In attesa di comprendere meglio il contenuto dell’atto del procuratore generale e, soprattutto, di capire se lo stesso sia nato autonomamente oppure sollecitato da istanze o richieste (visto che citerebbe asseriti nuovi elementi portati dalla difesa dei due condannati), va sottolineato anche l’iter previsto in questi casi. Sia che si tratti di procedimento autonomo del pg, sia che si tratti di un parere su istanza di parte, la Procura generale deve formulare (e non lo ha fatto) un parere formale sull’eventuale revisione. Quindi - qualora lo ritenesse - deve presentare domanda alla Corte di Appello che, in caso di accoglimento, revocherebbe la sentenza di condanna per trasmettere gli atti al giudice di primo grado (in questo caso la corte d’Assise di Como).

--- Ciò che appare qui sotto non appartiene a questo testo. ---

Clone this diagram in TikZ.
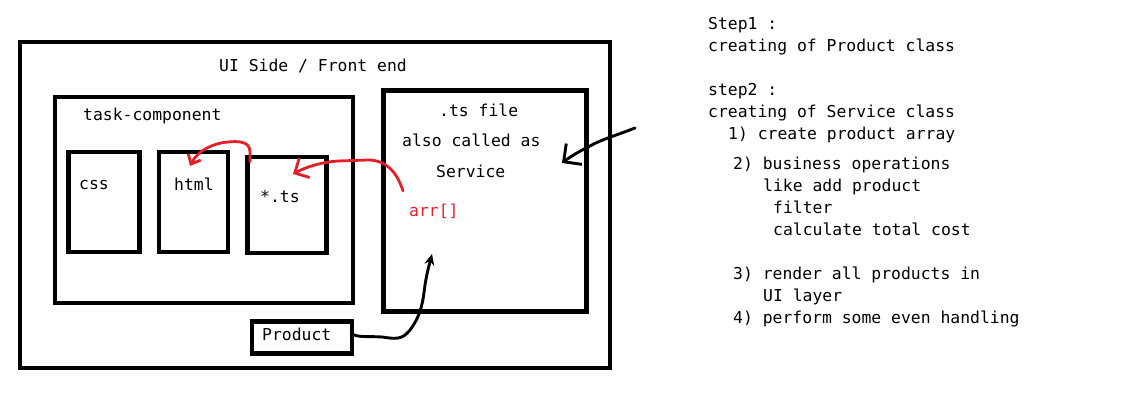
\documentclass[tikz,border=0pt]{standalone}
\usepackage{fontspec}
\setmonofont{DejaVu Sans Mono}
\usetikzlibrary{arrows.meta}
\definecolor{penred}{RGB}{230,30,40}
\begin{document}
\begin{tikzpicture}[x=1pt,y=-1pt,
  box/.style={draw=black,line width=4.3pt,rectangle,inner sep=0pt},
  txt/.style={font=\ttfamily\fontsize{16.4}{20}\selectfont,inner sep=0pt,anchor=base west},
  redpen/.style={draw=penred,line width=2.8pt,line cap=round,line join=round},
  blackpen/.style={draw=black,line width=2.9pt,line cap=round,line join=round}]
\useasboundingbox (0,0) rectangle (1123,411);
% boxes
\node[box,minimum width=590pt,minimum height=326pt] (outer) at (315,205) {};
\node[box,minimum width=298pt,minimum height=206pt] (task) at (204,200) {};
\node[box,minimum width=71pt,minimum height=100pt] (css) at (104,202) {};
\node[box,minimum width=69pt,minimum height=100pt] (html) at (193.5,202) {};
\node[box,minimum width=79pt,minimum height=96pt] (ts) at (287,205) {};
\node[box,minimum width=203pt,minimum height=221pt] (service) at (485,201) {};
\node[box,minimum width=100pt,minimum height=32pt] (product) at (302,337.5) {};
% texts
\node[txt] (uiside) at (219,71.5) {UI Side / Front end};
\node[txt] (tasklbl) at (83,120.5) {task-component};
\node[txt] (csslbl) at (79,190) {css};
\node[txt] (htmllbl) at (174,190.5) {html};
\node[txt] (tslbl) at (260,202.5) {*.ts};
\node[txt] (tsfile) at (439,116.5) {.ts file};
\node[txt] (also) at (402,146.5) {also called as};
\node[txt] (servlbl) at (436,177.5) {Service};
\node[txt,text=penred] (arr) at (409,217) {arr[]};
\node[txt] (prodlbl) at (262,340.5) {Product};
% right notes
\node[txt] (s1) at (708,30) {Step1 :};
\node[txt] (s1b) at (708,51.5) {creating of Product class};
\node[txt] (s2) at (708,96) {step2 :};
\node[txt] (s2b) at (708,117.5) {creating of Service class};
\node[txt] (n1) at (728,139.5) {1) create product array};
\node[txt] (n2) at (733,169.5) {2) business operations};
\node[txt] (n2b) at (763,191.5) {like add product};
\node[txt] (n2c) at (773,213.5) {filter};
\node[txt] (n2d) at (773,235.5) {calculate total cost};
\node[txt] (n3) at (733,279.5) {3) render all products in};
\node[txt] (n3b) at (763,301.5) {UI layer};
\node[txt] (n4) at (733,323.5) {4) perform some even handling};
% connector end points
\coordinate (arrStart) at (403,191);
\coordinate (tsTip) at (293,174);
\coordinate (tsTop) at (250,162);
\coordinate (htmlTip) at (190,166);
\coordinate (prodStart) at (351,333);
\coordinate (servBottom) at (432,254);
\coordinate (freeStart) at (635,128);
\coordinate (servRight) at (562,163);
% red arrows
\draw[redpen,-{Straight Barb[length=11pt,width=22pt,line width=2.8pt]}]
  (arrStart) .. controls (397,172) and (386,160) .. (368,160)
  -- (338,161) .. controls (322,162) and (306,167) .. (tsTip);
\draw[redpen,-{Straight Barb[length=8pt,width=14pt,line width=2.8pt]}]
  (tsTop) -- (250,152) .. controls (250,141) and (238,141) .. (228,142)
  .. controls (214,143) and (198,150) .. (htmlTip);
% black arrows
\draw[blackpen,-{Stealth[length=11pt,width=10pt]}]
  (prodStart) .. controls (356,338) and (368,336) .. (382,337)
  .. controls (396,339) and (402,340) .. (410,330)
  .. controls (422,314) and (423,300) .. (425,285)
  .. controls (427,272) and (430,262) .. (servBottom);
\draw[blackpen,-{Straight Barb[length=13pt,width=26pt,line width=2.9pt]}]
  (freeStart) .. controls (620,134) and (600,140) .. (590,146)
  .. controls (578,152) and (570,157) .. (servRight);
\end{tikzpicture}
\end{document}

Fantascienza giudiziaria o c’è qualcosa di velatamente vero? Difficile comprenderlo. Certo è, come sottolineato anche nella serie podcast Anime nere dedicata all’accanimento innocentista contro le vittime della strage, “una bugia fa in tempo a viaggiare per mezzo mondo mentre la verità si sta ancora mettendo le scarpe”. Così scrisse Mark Twain. Ma ovviamente, non si riferiva al caso di specie.